Polish television channel

Animal Planet is a Polish television channel and was launched in Poland in October 1997. From the very beginning the U.S. network broadcast documentaries devoted to animals and wildlife. The broadcast of the channel was created specially for the needs of the Polish market.

In September 2003, the channel updated its logo and got a new slogan - "Wciągnie cię". The change was accompanied by a new schedule and an advertising campaign.

On 1 October 2008, the channel scrapped the old Animal Planet logo with an elephant and a globe and started using the new logo which had previously been introduced in the United States.

On 9 September 2009, a second channel based on this brand was launched: Animal Planet HD. The channel's layout was different from the Animal Planet's SD channel, although the channels broadcast similar programs.

In February 2012, Animal Planet became the producer of Animal Planet – Niepojęty świat zwierząt.

==Distribution==
Animal Planet has been available in Poland at least since 1998 when Wizja TV launched. The channel grew significantly in 2002 when it reached several new distribution agreements.

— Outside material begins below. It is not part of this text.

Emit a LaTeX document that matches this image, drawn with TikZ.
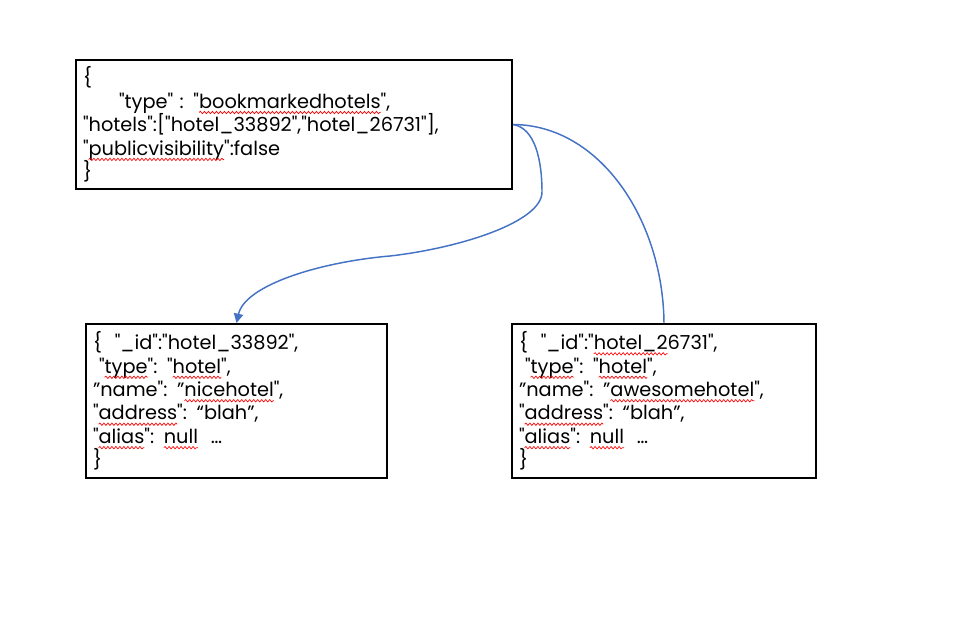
\documentclass[tikz,border=0pt]{standalone}
\usepackage{fontspec}
\setmainfont{Poppins}[Ligatures=TeXOff]
\usetikzlibrary{arrows.meta, decorations.pathmorphing}
\definecolor{LinkBlue}{HTML}{4472C4}
% red wavy spell-check mark under a word
\newcommand\spell[1]{\tikz[baseline=(sw.base)]{%
    \node[draw=none, text width=, align=none, minimum width=0pt, minimum height=0pt,
          inner sep=0pt, outer sep=0pt, anchor=base] (sw) {#1};
    \draw[overlay, red, line width=0.5pt, decorate, decoration={snake, amplitude=0.9pt, segment length=3pt}]
        ([yshift=-3.2pt]sw.base west) -- ([yshift=-3.2pt]sw.base east);}}

\begin{document}
\begin{tikzpicture}[x=0.75pt, y=-0.75pt,
        jsonbox/.style={draw, line width=1.5pt, anchor=north west, align=left, inner xsep=5.25pt, inner ysep=0pt, font=\fontsize{14.5}{17.6}\selectfont},
        link/.style={LinkBlue, line width=1.1pt}
    ]
    \useasboundingbox (0,0) rectangle (960,624);

    \node[jsonbox, text width=316.5pt, minimum height=96.75pt] (bm) at (75,59)
        {\{\\
         \hspace*{27pt}"type" : "\spell{bookmarkedhotels}",\\
         "hotels":["hotel\_33892","hotel\_26731"],\\
         "\spell{publicvisibility}":false\\
         \}};
    \node[jsonbox, text width=215.25pt, minimum height=115.5pt] (h1) at (85,323)
        {\{\ \ "\_id":"hotel\_33892",\\
         \hspace*{4.5pt}"\spell{type}": "\spell{hotel}",\\
         ”name": ”\spell{nicehotel}",\\
         "\spell{address}": “blah”,\\
         "\spell{alias}": \spell{null}\ \ \ldots\\
         \}};
    \node[jsonbox, text width=217.5pt, minimum height=115.5pt] (h2) at (511,323)
        {\{\ \ "\_id":"\spell{hotel\_2}6731",\\
         \hspace*{4.5pt}"\spell{type}": "\spell{hotel}",\\
         ”name": ”\spell{awesomehotel}",\\
         "\spell{address}": “blah”,\\
         "\spell{alias}": \spell{null}\ \ \ldots\\
         \}};

    \draw[link, -{Triangle[length=7pt, width=7pt]}] (bm.east)
        .. controls (535,128) and (542,160) .. (542,192)
        .. controls (542,222) and (460,248) .. (390,256)
        .. controls (320,262) and (245,285) .. (h1.north);
    \draw[link] (bm.east) .. controls (600,125) and (663,220) .. (h2.north);
\end{tikzpicture}
\end{document}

In the fourth quarter of 2014, it was announced that Animal Planet in SD quality will be replaced by Discovery Life. The changes did not affect the HD distribution of Animal Planet.

===Animal Planet HD===
This channel was launched in Poland on 9 September 2009. It has a separate schedule in order for it to show only high-definition programmes. It was he ninth channel launched by Discovery in Poland. It was initially only available on the N platform, but launched on Cyfra+ on 16 September.